■ Your objective:
Give back, unchanged, the line with "Write a Python", the line with "import pandas as pd", and every line between them, and no other line.

■ Entries:
——————
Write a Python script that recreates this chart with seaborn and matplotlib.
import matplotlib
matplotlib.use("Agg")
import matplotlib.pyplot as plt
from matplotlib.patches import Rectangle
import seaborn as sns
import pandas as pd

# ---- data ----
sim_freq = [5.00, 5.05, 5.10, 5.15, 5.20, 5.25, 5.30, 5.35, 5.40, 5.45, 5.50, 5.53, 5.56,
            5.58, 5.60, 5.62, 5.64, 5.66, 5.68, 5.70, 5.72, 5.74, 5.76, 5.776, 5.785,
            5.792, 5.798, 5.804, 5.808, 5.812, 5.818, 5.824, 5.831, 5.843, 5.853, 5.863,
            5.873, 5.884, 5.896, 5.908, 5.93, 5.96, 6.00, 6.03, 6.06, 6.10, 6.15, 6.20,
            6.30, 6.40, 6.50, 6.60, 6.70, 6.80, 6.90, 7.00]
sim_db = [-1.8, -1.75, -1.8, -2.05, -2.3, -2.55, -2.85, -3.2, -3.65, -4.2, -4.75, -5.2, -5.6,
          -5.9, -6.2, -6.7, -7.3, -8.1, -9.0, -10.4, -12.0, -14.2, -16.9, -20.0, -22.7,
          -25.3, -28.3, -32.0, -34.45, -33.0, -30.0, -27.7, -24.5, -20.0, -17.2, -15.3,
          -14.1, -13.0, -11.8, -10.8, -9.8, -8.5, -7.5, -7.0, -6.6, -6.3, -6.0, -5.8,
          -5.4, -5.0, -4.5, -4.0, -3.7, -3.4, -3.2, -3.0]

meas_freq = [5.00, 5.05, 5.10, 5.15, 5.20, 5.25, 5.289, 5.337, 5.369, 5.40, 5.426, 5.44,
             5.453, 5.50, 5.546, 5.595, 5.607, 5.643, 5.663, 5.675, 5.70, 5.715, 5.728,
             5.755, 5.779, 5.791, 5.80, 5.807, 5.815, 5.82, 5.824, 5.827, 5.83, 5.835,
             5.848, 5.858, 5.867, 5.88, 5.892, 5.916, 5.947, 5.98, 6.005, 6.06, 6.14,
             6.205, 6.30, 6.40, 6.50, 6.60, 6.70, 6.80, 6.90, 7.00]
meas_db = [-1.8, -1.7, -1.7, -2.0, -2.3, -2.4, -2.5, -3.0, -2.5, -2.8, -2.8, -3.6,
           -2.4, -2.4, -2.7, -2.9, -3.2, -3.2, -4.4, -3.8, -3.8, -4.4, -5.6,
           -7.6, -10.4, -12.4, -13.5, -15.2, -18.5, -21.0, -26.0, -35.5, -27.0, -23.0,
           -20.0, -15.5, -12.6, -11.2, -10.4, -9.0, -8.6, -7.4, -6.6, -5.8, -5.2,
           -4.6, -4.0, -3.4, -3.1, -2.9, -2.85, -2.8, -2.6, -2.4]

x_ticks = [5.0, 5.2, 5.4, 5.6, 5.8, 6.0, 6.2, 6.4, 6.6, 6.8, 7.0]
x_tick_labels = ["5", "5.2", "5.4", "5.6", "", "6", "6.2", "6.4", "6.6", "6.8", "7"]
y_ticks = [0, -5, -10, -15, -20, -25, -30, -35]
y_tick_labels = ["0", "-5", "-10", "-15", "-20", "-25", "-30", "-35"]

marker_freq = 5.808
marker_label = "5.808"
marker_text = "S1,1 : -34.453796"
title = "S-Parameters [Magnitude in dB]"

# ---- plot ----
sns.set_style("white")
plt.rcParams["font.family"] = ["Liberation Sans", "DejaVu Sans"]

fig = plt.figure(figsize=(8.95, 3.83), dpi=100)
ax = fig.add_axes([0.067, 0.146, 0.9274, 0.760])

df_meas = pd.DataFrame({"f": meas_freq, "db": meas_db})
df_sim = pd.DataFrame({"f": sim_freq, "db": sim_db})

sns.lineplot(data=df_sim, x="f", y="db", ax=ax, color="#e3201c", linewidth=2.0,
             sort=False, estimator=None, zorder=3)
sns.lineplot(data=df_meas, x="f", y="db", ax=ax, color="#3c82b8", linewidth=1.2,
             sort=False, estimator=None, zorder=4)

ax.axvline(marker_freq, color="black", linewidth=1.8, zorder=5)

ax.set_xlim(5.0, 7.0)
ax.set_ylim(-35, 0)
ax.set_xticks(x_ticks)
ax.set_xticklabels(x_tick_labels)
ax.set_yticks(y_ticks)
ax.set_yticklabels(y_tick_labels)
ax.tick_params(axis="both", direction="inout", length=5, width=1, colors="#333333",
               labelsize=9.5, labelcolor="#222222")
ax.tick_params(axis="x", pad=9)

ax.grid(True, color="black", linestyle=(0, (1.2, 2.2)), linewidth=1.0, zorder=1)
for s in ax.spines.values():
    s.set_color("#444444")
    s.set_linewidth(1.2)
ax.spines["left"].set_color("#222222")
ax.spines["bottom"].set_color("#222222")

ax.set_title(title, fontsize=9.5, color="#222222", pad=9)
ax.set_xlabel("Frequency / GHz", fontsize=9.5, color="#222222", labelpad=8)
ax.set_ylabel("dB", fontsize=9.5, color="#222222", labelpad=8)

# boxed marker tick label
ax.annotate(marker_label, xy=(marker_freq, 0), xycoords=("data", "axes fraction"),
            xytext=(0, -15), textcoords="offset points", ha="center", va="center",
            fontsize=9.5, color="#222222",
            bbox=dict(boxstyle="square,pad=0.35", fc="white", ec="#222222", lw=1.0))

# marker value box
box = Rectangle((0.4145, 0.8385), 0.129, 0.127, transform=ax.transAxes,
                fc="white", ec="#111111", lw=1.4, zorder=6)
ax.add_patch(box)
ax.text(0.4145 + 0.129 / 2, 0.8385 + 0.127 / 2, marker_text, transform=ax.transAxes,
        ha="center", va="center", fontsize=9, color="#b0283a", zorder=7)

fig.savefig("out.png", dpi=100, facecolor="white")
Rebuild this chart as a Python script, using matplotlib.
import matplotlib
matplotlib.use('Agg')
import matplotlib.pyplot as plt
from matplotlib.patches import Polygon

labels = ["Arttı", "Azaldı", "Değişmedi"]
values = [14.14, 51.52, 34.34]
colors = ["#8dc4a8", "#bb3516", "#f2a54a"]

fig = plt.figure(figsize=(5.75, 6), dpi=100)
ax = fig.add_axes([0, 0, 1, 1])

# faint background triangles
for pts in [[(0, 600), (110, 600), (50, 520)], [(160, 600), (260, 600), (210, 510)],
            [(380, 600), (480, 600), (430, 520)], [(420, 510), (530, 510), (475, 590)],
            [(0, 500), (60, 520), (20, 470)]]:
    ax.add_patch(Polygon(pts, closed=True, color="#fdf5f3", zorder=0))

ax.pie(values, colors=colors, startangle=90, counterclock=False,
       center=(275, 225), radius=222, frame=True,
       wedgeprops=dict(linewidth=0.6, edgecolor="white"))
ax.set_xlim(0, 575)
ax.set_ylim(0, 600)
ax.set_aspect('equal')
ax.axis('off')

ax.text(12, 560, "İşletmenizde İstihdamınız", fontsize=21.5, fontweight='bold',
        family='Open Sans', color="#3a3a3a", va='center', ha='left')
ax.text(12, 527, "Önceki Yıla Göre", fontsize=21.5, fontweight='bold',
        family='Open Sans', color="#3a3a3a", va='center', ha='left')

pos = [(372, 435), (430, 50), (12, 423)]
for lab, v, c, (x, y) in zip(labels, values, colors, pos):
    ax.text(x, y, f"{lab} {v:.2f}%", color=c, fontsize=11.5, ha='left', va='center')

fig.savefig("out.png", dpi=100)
——————
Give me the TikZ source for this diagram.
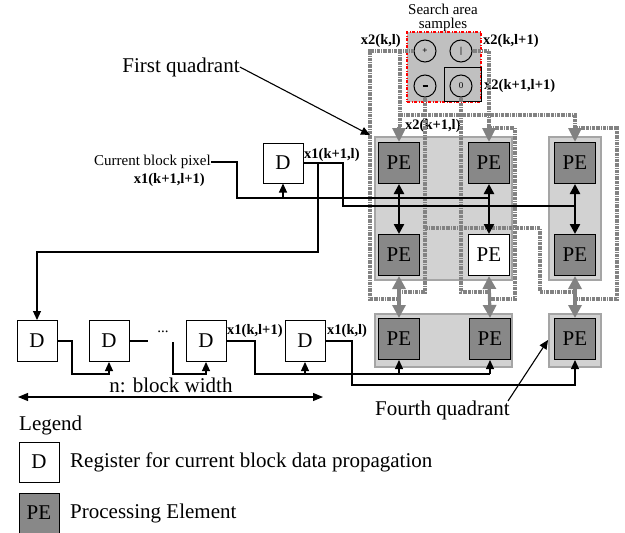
——————
■ Result for this task:
Write a Python script that recreates this chart with seaborn and matplotlib.
import matplotlib
matplotlib.use("Agg")
import matplotlib.pyplot as plt
from matplotlib.patches import Rectangle
import seaborn as sns
import pandas as pd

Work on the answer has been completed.